Data provided:
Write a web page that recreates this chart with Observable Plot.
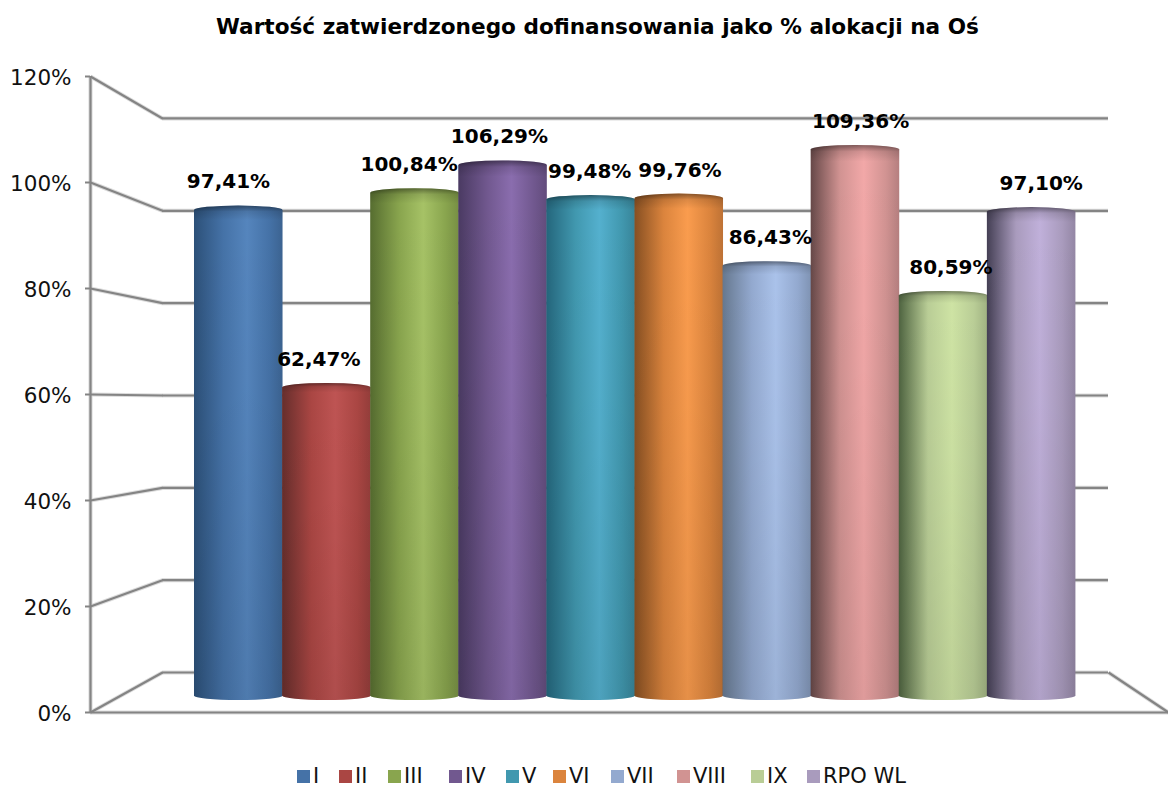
<!DOCTYPE html>
<html><head><meta charset="utf-8">
<script src="https://cdn.jsdelivr.net/npm/d3@7"></script>
<script src="https://cdn.jsdelivr.net/npm/@observablehq/plot@0.6"></script>
<style>
html,body{margin:0;padding:0;background:#fff;overflow:hidden}
#title{height:50px;text-align:center;font:bold 21.6px/54px "DejaVu Sans";color:#000;padding-left:27px;box-sizing:border-box;width:1168px;white-space:nowrap}
#chart svg{display:block;overflow:visible}
#legend{position:absolute;top:767px;left:297px;font:21px/19px "DejaVu Sans";color:#111;white-space:nowrap;height:19px}
#legend span.i{position:absolute;top:0;display:flex;align-items:center;height:19px}
#legend i{display:inline-block;width:13px;height:13px;margin-right:3px}
</style></head><body>
<div id="title">Wartość zatwierdzonego dofinansowania jako % alokacji na Oś</div>
<div id="chart"></div>
<div id="legend"></div>
<script>
// ---- data
const categories = ["I","II","III","IV","V","VI","VII","VIII","IX","RPO WL"];
const values = [97.41,62.47,100.84,106.29,99.48,99.76,86.43,109.36,80.59,97.10];
const axisTicks = [0,20,40,60,80,100,120];
const colors = ["#4572A7","#AA4643","#89A54E","#71588F","#4198AF","#DB843D","#93A9CF","#D19392","#B9CD96","#A99BBD"];
const lights = ["#5585BD","#BE5453","#A6C266","#8A6DAE","#54B0CE","#FA9C4E","#AAC2EA","#F2A8A8","#CEE3A4","#C0B0DA"];
const edges  = ["#2C5078","#662E2C","#566D30","#4A3A62","#24667C","#864F22","#66788F","#664848","#4E6340","#443F54"];
const legendLeft = [297,339,388,449,506,553,611,677,751,807];

// ---- oblique projection of the 3-D box onto the front value scale
const front = 5.3, bar = 5.076, back = 4.617;
const barY  = v => (12 + bar * v) / front;
const backY = v => (40 + back * v) / front;
const edgeL = -1.1805, wallL = -0.363, wallR = 10.375, edgeR = 11.056;
const labelX = i => 0.386 + 1.025 * i;

const rows = categories.map((name,i) => ({name, value:values[i], i}));
const label = v => v.toFixed(2).replace(".",",") + "%";
const line = {stroke:"#848484", strokeWidth:2.2};
const halo = {stroke:"#dcdcdc", strokeWidth:4.2};
const axisFont = {fontSize:21.5, fontFamily:"DejaVu Sans"};

const plot = Plot.plot({
  width:1168, height:700, marginLeft:90, marginRight:0, marginTop:26, marginBottom:38,
  x:{domain:[edgeL,edgeR], axis:null},
  y:{domain:[0,120], axis:null},
  color:{type:"identity"},
  style:{background:"transparent", overflow:"visible"},
  marks:[
    ...[halo,line].flatMap(s => [
      Plot.ruleY(axisTicks.map(backY), {x1:()=>wallL, x2:()=>wallR, ...s}),
      Plot.link(axisTicks, {x1:()=>edgeL, x2:()=>wallL, y1:d=>d, y2:d=>backY(d), ...s}),
      Plot.link([0], {x1:()=>wallR, x2:()=>edgeR, y1:d=>backY(d), y2:d=>d, ...s}),
      Plot.ruleY([0], {x1:()=>edgeL, x2:()=>edgeR, ...s}),
      Plot.ruleX([edgeL], {y1:()=>0, y2:()=>120, ...s})
    ]),
    Plot.axisY({ticks:axisTicks, text:null, tickSize:5, stroke:"#848484", strokeWidth:2, label:null, anchor:"left"}),
    Plot.axisY({ticks:axisTicks, tickFormat:d=>d+"%", tickSize:0, tickPadding:19, dy:2, fill:"#111", label:null, anchor:"left", ...axisFont}),
    Plot.rect(rows, {x1:d=>d.i, x2:d=>d.i+1.005, y1:()=>barY(0), y2:d=>barY(d.value),
      fill:d=>`url(#g${d.i})`, rx:44, ry:4.5}),
    Plot.rect(rows, {x1:d=>d.i, x2:d=>d.i+1.005, y1:()=>barY(0), y2:d=>barY(d.value),
      fill:()=>"url(#cap)", rx:44, ry:4.5}),
    Plot.text(rows, {x:d=>labelX(d.i), y:d=>barY(d.value), dy:-24, text:d=>label(d.value),
      fontWeight:"bold", fontSize:20, fontFamily:"DejaVu Sans", fill:"#000", textAnchor:"middle", lineAnchor:"middle"})
  ]
});

// gradients referenced by the bars
const NS = "http://www.w3.org/2000/svg";
const defs = document.createElementNS(NS,"defs");
const grad = (id,vertical,stops) => {
  const g = document.createElementNS(NS,"linearGradient");
  g.setAttribute("id",id);
  g.setAttribute("x1","0"); g.setAttribute("y1","0");
  g.setAttribute("x2",vertical?"0":"1"); g.setAttribute("y2",vertical?"1":"0");
  for (const [o,c,a] of stops) {
    const s = document.createElementNS(NS,"stop");
    s.setAttribute("offset",o); s.setAttribute("stop-color",c);
    if (a!==undefined) s.setAttribute("stop-opacity",a);
    g.appendChild(s);
  }
  defs.appendChild(g);
};
colors.forEach((c,i)=>grad("g"+i,false,[[0,edges[i]],[.33,c],[.6,lights[i]],[.85,c],[1,d3.color(c).darker(.4).formatHex()]]));
grad("cap",true,[[0,"#000",.45],[.012,"#000",.12],[.03,"#000",0],[.4,"#000",.02],[1,"#000",.08]]);
plot.insertBefore(defs,plot.firstChild);
document.getElementById("chart").appendChild(plot);

// legend
const lg = document.getElementById("legend");
categories.forEach((n,i)=>{
  const s=document.createElement("span"); s.className="i";
  s.style.left=(legendLeft[i]-297)+"px";
  const k=document.createElement("i"); k.style.background=colors[i];
  s.appendChild(k); s.appendChild(document.createTextNode(n)); lg.appendChild(s);
});
</script>
</body></html>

Task statement: Print, exactly as written, the lines above from the first one to the one containing "const labelX = i => 0.386 + 1.025 * i;". Leave out pictures.

Exercise output:
Write a web page that recreates this chart with Observable Plot.
<!DOCTYPE html>
<html><head><meta charset="utf-8">
<script src="https://cdn.jsdelivr.net/npm/d3@7"></script>
<script src="https://cdn.jsdelivr.net/npm/@observablehq/plot@0.6"></script>
<style>
html,body{margin:0;padding:0;background:#fff;overflow:hidden}
#title{height:50px;text-align:center;font:bold 21.6px/54px "DejaVu Sans";color:#000;padding-left:27px;box-sizing:border-box;width:1168px;white-space:nowrap}
#chart svg{display:block;overflow:visible}
#legend{position:absolute;top:767px;left:297px;font:21px/19px "DejaVu Sans";color:#111;white-space:nowrap;height:19px}
#legend span.i{position:absolute;top:0;display:flex;align-items:center;height:19px}
#legend i{display:inline-block;width:13px;height:13px;margin-right:3px}
</style></head><body>
<div id="title">Wartość zatwierdzonego dofinansowania jako % alokacji na Oś</div>
<div id="chart"></div>
<div id="legend"></div>
<script>
// ---- data
const categories = ["I","II","III","IV","V","VI","VII","VIII","IX","RPO WL"];
const values = [97.41,62.47,100.84,106.29,99.48,99.76,86.43,109.36,80.59,97.10];
const axisTicks = [0,20,40,60,80,100,120];
const colors = ["#4572A7","#AA4643","#89A54E","#71588F","#4198AF","#DB843D","#93A9CF","#D19392","#B9CD96","#A99BBD"];
const lights = ["#5585BD","#BE5453","#A6C266","#8A6DAE","#54B0CE","#FA9C4E","#AAC2EA","#F2A8A8","#CEE3A4","#C0B0DA"];
const edges  = ["#2C5078","#662E2C","#566D30","#4A3A62","#24667C","#864F22","#66788F","#664848","#4E6340","#443F54"];
const legendLeft = [297,339,388,449,506,553,611,677,751,807];

// ---- oblique projection of the 3-D box onto the front value scale
const front = 5.3, bar = 5.076, back = 4.617;
const barY  = v => (12 + bar * v) / front;
const backY = v => (40 + back * v) / front;
const edgeL = -1.1805, wallL = -0.363, wallR = 10.375, edgeR = 11.056;
const labelX = i => 0.386 + 1.025 * i;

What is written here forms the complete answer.